* _Information provided_:
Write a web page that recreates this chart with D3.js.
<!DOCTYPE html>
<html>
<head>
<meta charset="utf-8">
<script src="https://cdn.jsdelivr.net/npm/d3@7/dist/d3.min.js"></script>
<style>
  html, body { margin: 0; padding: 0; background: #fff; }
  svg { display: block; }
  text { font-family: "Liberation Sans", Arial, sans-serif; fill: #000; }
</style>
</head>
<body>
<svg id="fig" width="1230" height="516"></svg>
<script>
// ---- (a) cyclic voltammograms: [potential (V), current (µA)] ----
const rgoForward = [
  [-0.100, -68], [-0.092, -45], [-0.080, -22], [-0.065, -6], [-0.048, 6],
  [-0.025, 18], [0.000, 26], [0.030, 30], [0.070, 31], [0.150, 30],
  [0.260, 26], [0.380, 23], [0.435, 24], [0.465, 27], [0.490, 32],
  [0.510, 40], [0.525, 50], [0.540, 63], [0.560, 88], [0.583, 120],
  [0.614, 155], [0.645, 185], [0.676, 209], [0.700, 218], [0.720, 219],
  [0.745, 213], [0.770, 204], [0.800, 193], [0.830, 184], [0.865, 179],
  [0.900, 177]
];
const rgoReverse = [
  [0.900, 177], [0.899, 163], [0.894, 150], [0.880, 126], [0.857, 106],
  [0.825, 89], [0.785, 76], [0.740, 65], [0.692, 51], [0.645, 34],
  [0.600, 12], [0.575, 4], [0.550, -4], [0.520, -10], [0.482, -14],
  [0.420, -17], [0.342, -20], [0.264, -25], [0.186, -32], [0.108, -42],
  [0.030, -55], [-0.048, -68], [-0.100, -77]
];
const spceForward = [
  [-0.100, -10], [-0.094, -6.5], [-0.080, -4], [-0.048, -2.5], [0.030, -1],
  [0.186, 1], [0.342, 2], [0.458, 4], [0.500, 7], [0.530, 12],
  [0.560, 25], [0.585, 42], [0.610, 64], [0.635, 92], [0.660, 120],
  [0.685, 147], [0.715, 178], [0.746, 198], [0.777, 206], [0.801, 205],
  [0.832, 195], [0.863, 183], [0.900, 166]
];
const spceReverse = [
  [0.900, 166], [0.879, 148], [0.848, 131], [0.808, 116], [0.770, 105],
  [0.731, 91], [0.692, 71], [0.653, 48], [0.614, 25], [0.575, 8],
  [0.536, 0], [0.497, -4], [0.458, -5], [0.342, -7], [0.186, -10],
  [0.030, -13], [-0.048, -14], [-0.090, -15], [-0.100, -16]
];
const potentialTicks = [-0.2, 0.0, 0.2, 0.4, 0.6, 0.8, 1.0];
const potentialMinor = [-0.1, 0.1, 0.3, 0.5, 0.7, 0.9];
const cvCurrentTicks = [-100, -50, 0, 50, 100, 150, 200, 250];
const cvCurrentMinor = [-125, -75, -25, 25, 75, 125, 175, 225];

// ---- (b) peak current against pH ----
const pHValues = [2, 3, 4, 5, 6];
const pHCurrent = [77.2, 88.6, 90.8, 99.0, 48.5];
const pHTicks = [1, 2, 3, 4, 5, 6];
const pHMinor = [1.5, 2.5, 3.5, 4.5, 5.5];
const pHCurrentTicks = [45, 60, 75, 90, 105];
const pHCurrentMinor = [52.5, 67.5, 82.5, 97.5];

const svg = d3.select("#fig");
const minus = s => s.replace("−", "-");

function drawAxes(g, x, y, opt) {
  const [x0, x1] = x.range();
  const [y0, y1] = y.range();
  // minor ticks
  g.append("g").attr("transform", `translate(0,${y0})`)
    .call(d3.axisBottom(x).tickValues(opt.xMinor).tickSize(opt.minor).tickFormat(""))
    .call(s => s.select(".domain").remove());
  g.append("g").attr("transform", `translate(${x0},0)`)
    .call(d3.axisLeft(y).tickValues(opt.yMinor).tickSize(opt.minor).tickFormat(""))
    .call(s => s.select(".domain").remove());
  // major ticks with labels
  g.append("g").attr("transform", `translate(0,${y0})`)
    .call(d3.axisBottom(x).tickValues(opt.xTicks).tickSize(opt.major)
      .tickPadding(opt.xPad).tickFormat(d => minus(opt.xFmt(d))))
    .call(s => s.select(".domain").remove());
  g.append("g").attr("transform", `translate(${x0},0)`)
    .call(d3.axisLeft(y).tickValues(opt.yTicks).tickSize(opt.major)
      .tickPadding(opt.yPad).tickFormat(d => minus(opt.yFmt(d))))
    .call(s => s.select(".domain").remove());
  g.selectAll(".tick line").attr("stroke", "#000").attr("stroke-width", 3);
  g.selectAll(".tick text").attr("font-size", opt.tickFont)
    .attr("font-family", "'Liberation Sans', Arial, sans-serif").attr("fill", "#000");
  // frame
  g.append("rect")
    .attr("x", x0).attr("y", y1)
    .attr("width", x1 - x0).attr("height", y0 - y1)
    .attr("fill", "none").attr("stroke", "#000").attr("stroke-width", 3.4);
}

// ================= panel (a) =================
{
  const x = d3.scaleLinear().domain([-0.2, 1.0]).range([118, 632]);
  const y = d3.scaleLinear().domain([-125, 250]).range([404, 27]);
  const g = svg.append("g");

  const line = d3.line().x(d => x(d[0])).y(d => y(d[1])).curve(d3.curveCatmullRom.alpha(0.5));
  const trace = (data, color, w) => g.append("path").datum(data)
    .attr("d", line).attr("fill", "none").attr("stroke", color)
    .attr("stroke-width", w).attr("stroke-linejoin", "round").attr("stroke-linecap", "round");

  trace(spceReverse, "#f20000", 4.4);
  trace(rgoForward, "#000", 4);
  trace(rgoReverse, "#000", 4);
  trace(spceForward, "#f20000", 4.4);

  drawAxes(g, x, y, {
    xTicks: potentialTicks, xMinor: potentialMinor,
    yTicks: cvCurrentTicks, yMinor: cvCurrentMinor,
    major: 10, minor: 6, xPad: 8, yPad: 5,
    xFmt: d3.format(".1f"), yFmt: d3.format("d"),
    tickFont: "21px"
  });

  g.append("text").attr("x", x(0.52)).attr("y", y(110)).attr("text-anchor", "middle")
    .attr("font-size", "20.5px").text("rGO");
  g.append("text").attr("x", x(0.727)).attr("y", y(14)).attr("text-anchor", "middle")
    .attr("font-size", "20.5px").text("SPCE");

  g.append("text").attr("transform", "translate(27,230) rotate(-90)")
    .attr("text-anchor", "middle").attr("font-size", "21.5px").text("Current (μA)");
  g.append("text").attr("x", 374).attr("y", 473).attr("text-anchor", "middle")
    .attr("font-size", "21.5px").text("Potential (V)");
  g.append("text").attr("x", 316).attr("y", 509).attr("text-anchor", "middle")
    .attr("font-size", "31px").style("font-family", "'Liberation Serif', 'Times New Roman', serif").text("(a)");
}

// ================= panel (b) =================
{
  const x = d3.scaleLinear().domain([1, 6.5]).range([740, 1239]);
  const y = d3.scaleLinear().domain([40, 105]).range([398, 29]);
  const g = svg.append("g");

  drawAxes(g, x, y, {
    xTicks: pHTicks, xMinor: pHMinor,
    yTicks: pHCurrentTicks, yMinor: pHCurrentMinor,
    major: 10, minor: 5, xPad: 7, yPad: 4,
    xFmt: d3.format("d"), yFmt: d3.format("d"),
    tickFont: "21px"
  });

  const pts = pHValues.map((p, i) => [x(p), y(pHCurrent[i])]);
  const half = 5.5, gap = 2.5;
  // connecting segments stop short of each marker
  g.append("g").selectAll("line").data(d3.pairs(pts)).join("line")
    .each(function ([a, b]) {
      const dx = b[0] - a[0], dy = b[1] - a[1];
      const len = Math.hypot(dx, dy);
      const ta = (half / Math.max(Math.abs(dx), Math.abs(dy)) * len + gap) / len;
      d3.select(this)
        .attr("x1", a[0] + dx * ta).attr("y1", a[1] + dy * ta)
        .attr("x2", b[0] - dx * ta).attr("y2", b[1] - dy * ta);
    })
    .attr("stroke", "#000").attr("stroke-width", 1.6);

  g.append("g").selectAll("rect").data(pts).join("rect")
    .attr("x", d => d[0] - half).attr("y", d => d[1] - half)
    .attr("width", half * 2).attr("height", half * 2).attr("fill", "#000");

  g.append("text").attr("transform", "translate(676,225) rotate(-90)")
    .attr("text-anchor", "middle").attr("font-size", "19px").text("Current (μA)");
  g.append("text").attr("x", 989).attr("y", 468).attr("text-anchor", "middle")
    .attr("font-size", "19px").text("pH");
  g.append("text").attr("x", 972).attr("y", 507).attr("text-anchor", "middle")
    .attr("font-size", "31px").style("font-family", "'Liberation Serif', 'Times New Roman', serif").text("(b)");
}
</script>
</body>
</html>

* _What the exercise asks_: Show every line where the string "this" appears.

* _Solution to the problem_:
Write a web page that recreates this chart with D3.js.
      d3.select(this)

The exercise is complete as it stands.